### SET PROBLEM
Go over the entries below line by line, copying each one that contains the word "Reproduce".

(Items listed in a dataset)
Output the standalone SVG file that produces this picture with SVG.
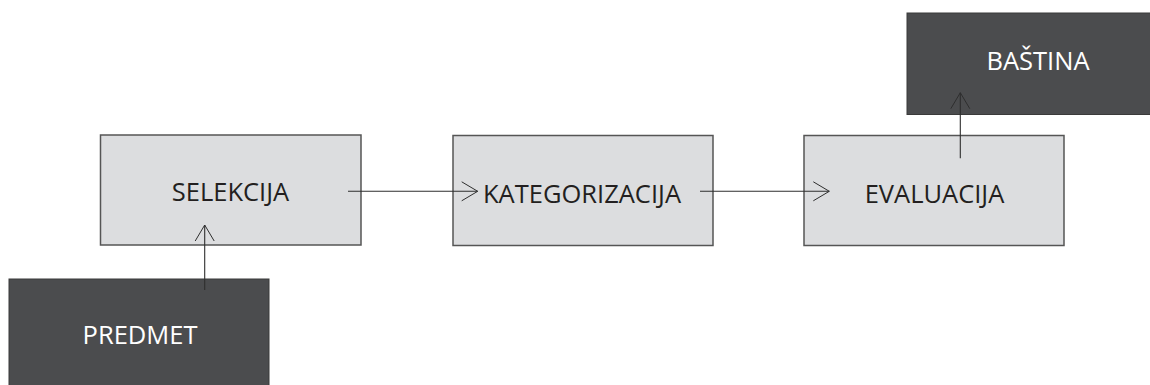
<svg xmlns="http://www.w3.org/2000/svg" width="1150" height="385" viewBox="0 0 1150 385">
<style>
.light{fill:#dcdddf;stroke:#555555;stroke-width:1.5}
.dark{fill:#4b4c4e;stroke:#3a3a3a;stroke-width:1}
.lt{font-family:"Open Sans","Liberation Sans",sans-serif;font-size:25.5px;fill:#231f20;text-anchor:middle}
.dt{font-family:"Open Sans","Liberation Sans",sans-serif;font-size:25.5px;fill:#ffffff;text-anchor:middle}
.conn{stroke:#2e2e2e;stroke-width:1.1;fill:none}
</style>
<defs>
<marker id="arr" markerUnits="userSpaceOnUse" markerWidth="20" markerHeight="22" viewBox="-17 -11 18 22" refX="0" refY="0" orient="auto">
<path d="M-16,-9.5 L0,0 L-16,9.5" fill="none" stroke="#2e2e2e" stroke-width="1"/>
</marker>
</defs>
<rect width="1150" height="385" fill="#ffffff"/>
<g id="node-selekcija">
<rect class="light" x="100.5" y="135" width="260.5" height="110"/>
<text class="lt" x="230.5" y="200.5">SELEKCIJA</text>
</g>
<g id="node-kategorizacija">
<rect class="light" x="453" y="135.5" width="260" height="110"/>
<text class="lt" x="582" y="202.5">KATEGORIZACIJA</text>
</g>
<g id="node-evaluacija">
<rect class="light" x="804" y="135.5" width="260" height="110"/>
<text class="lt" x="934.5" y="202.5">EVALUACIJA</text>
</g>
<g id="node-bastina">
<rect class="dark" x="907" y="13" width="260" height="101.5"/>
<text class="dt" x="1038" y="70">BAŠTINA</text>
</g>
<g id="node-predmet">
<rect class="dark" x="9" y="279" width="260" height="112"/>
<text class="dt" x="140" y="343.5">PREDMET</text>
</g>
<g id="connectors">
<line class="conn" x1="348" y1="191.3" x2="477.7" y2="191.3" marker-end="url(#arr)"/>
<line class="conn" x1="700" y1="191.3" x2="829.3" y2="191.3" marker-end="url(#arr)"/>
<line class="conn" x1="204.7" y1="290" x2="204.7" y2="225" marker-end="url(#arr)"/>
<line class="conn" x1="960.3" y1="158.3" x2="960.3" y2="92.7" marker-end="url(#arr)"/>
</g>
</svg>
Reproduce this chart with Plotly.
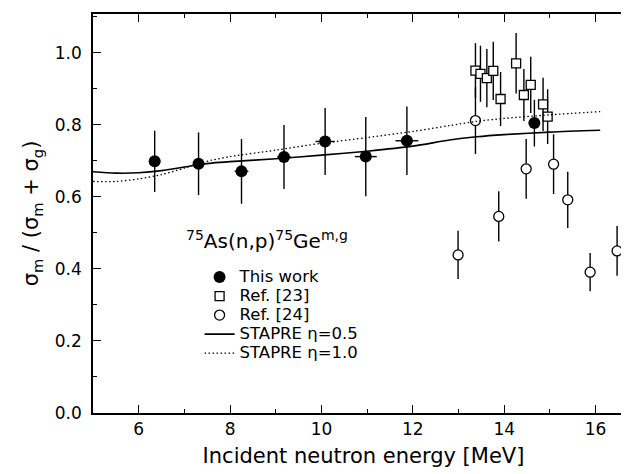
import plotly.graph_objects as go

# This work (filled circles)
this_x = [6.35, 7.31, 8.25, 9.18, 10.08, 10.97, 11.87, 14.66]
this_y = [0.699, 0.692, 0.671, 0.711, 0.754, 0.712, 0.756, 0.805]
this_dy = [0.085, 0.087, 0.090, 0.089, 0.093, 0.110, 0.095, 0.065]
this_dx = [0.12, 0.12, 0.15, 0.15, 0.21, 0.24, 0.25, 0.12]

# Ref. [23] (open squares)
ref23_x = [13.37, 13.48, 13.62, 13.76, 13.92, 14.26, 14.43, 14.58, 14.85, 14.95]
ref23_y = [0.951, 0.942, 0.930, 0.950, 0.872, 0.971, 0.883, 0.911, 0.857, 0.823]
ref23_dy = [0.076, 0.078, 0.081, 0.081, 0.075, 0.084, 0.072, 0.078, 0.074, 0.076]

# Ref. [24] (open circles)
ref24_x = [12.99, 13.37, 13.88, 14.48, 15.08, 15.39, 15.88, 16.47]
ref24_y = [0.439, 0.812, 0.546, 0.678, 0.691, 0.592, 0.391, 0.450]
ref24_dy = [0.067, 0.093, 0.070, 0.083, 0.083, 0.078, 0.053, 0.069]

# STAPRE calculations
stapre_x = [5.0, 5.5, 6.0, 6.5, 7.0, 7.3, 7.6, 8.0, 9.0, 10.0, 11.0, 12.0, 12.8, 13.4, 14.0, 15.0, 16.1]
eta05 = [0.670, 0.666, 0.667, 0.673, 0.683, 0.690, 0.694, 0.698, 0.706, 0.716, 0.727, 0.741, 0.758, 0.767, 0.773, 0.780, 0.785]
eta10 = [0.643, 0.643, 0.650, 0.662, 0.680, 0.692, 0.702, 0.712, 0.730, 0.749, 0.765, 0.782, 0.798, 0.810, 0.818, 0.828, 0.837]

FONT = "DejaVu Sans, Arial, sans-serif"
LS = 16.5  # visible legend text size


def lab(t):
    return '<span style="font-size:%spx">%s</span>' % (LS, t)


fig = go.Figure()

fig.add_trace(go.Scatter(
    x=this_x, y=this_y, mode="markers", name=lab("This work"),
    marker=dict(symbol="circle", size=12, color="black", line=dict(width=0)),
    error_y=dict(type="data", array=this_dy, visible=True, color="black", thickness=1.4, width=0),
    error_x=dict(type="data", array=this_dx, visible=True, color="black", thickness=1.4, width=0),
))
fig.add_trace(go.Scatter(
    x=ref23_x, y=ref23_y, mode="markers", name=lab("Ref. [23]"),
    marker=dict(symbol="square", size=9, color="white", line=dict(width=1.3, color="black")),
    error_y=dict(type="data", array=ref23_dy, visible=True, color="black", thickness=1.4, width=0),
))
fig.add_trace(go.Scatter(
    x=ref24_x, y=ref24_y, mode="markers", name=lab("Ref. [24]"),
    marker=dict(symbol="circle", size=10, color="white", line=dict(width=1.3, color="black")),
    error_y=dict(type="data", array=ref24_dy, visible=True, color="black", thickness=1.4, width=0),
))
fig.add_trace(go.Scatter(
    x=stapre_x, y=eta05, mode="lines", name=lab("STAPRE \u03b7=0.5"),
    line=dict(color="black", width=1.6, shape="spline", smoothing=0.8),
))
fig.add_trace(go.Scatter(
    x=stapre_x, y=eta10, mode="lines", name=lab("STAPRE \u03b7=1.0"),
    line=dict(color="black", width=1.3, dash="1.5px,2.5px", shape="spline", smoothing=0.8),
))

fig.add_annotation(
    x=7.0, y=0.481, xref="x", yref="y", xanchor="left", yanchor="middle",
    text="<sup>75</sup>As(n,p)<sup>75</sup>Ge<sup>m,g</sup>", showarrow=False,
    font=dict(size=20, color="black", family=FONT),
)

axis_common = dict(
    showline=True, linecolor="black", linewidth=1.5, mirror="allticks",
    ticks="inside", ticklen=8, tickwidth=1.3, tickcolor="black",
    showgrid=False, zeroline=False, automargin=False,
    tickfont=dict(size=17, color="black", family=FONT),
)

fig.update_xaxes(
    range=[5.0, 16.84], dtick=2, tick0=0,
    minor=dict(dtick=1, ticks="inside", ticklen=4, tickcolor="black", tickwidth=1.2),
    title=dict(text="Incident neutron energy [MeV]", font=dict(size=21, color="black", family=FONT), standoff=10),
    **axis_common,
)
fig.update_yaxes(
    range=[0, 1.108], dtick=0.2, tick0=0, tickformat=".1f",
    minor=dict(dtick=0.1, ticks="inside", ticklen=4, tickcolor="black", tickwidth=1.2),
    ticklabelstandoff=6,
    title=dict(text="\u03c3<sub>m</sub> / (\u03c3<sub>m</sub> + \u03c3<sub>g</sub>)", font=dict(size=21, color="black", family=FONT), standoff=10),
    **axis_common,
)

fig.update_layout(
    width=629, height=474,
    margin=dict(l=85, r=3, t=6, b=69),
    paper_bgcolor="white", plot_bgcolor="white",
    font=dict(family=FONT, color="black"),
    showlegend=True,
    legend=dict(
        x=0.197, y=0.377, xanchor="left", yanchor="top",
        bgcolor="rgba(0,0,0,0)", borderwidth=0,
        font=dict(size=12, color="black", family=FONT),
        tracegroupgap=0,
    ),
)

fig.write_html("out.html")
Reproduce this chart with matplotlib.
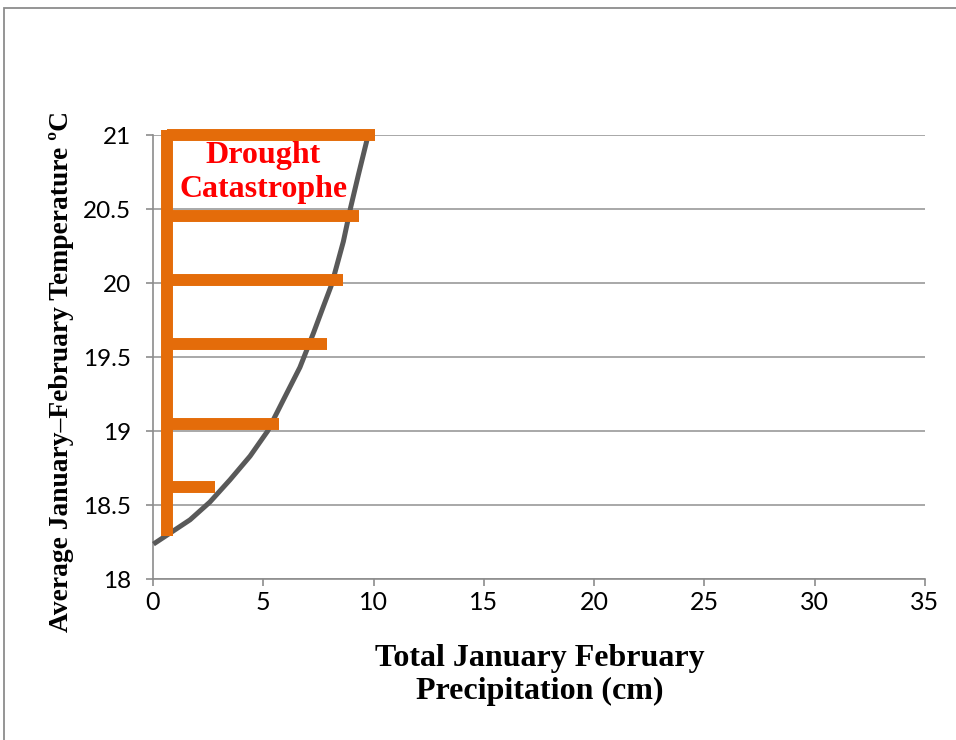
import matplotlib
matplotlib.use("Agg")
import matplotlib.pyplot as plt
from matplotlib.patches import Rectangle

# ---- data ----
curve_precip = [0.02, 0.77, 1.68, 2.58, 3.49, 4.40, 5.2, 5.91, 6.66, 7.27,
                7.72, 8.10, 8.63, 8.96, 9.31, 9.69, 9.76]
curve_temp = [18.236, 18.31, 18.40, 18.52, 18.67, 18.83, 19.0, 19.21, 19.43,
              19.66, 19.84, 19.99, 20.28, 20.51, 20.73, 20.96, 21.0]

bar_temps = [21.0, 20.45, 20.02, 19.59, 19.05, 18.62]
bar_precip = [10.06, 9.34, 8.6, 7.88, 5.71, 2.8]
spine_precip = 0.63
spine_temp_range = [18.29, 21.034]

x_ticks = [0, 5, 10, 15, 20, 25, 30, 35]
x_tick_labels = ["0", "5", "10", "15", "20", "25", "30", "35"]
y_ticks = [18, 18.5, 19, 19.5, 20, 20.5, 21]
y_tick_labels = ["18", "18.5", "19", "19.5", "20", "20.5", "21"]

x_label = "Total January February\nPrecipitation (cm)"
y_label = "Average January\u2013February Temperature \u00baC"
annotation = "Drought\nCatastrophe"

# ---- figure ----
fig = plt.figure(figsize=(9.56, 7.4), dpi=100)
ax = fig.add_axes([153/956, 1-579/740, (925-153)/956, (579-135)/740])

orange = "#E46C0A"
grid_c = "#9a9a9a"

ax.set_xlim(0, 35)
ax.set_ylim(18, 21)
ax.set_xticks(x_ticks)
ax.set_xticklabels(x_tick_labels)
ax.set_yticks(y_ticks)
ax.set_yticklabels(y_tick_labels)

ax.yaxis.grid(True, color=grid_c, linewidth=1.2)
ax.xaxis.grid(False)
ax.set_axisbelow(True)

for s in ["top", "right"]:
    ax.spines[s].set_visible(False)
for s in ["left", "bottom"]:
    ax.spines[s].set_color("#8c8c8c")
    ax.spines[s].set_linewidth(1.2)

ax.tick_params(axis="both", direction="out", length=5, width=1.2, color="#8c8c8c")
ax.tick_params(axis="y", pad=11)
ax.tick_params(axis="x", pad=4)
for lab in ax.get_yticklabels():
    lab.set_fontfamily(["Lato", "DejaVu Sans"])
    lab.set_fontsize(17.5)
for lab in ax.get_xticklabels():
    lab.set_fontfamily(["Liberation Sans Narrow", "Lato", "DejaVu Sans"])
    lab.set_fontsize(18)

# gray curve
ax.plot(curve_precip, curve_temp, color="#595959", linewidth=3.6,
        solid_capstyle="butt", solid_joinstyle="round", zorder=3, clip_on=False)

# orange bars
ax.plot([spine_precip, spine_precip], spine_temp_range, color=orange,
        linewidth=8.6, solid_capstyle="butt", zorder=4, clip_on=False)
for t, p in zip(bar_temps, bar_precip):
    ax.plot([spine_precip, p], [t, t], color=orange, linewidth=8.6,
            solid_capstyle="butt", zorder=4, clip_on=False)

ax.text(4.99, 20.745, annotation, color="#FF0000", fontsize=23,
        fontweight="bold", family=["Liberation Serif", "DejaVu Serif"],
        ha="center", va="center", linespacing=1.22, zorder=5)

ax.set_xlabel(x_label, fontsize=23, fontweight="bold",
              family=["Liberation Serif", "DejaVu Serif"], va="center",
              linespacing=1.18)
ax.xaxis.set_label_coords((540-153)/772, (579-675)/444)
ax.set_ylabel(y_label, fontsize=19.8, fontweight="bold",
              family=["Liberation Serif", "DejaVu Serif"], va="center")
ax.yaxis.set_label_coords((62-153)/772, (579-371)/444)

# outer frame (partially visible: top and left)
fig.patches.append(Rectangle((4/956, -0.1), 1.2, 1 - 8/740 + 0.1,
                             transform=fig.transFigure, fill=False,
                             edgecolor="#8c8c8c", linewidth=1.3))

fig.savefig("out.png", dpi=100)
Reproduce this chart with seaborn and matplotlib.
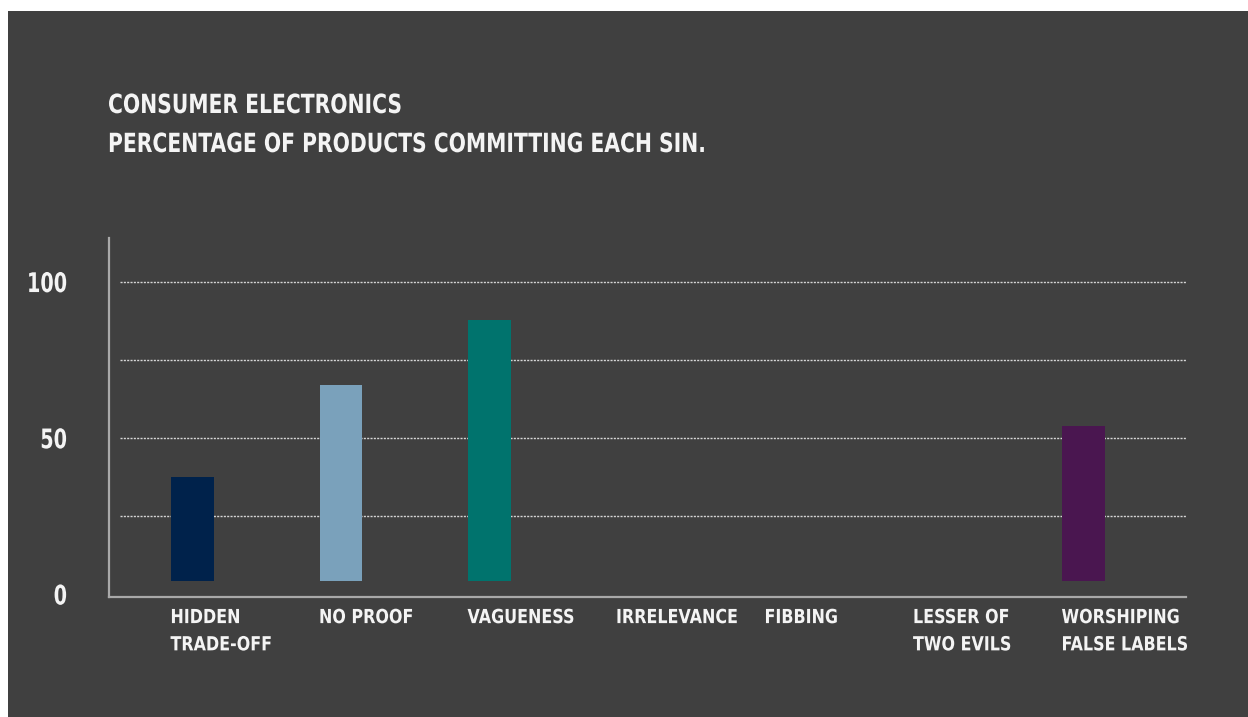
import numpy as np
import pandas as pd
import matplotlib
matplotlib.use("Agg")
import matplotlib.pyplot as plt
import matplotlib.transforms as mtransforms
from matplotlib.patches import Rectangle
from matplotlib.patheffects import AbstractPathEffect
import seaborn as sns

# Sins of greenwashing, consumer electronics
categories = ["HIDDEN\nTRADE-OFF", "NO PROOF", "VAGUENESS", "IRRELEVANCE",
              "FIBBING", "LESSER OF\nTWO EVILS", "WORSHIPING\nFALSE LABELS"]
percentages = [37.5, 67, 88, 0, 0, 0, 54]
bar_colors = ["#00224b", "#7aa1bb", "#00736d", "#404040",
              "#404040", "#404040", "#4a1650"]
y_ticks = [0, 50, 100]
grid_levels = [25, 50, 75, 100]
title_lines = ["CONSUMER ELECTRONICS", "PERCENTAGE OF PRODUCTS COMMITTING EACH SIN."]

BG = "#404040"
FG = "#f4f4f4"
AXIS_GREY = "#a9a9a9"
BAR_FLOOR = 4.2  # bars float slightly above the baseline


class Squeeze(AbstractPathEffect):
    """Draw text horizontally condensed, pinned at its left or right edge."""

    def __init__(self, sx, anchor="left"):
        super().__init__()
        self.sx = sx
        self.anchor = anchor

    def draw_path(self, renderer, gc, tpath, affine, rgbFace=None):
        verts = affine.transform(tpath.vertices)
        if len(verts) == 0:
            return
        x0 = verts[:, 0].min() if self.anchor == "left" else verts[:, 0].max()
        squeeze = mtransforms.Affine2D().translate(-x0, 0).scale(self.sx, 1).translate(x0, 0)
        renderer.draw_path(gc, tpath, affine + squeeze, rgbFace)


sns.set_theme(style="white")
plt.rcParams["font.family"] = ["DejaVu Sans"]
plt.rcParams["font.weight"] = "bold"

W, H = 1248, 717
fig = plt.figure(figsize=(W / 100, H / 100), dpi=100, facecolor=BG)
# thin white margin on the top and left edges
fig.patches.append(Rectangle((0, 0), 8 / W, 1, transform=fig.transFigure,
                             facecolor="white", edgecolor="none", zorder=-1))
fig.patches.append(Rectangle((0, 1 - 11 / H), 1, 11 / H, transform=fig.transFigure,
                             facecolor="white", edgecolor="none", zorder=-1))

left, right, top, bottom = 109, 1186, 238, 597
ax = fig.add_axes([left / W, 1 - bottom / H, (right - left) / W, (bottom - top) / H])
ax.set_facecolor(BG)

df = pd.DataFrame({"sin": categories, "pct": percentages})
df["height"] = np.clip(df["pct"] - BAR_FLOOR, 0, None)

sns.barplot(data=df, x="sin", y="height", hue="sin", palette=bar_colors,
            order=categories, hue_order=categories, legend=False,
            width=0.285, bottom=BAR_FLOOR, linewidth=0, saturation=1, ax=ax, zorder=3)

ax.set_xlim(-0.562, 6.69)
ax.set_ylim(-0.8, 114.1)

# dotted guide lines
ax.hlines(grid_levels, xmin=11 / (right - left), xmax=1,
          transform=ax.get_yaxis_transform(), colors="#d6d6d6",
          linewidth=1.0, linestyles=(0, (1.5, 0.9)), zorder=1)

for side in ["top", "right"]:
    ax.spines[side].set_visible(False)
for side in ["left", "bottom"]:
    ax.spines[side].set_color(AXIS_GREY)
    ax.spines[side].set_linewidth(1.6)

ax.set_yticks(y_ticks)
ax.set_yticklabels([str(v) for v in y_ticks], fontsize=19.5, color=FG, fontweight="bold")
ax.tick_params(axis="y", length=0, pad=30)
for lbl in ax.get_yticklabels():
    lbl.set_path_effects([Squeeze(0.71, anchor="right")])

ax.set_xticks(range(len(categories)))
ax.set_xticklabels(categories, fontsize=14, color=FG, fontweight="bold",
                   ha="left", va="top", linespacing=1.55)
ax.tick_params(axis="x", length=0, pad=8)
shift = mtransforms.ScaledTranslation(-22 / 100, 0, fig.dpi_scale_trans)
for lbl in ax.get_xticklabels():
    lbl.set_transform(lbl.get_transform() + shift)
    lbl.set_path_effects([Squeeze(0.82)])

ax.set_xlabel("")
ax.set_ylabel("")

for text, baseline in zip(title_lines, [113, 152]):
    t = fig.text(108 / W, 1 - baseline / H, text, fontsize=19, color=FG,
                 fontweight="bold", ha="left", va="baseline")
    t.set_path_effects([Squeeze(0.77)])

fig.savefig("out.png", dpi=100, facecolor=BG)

### CORRECT RESPONSE
Reproduce this chart with Plotly.
Reproduce this chart with matplotlib.
Reproduce this chart with seaborn and matplotlib.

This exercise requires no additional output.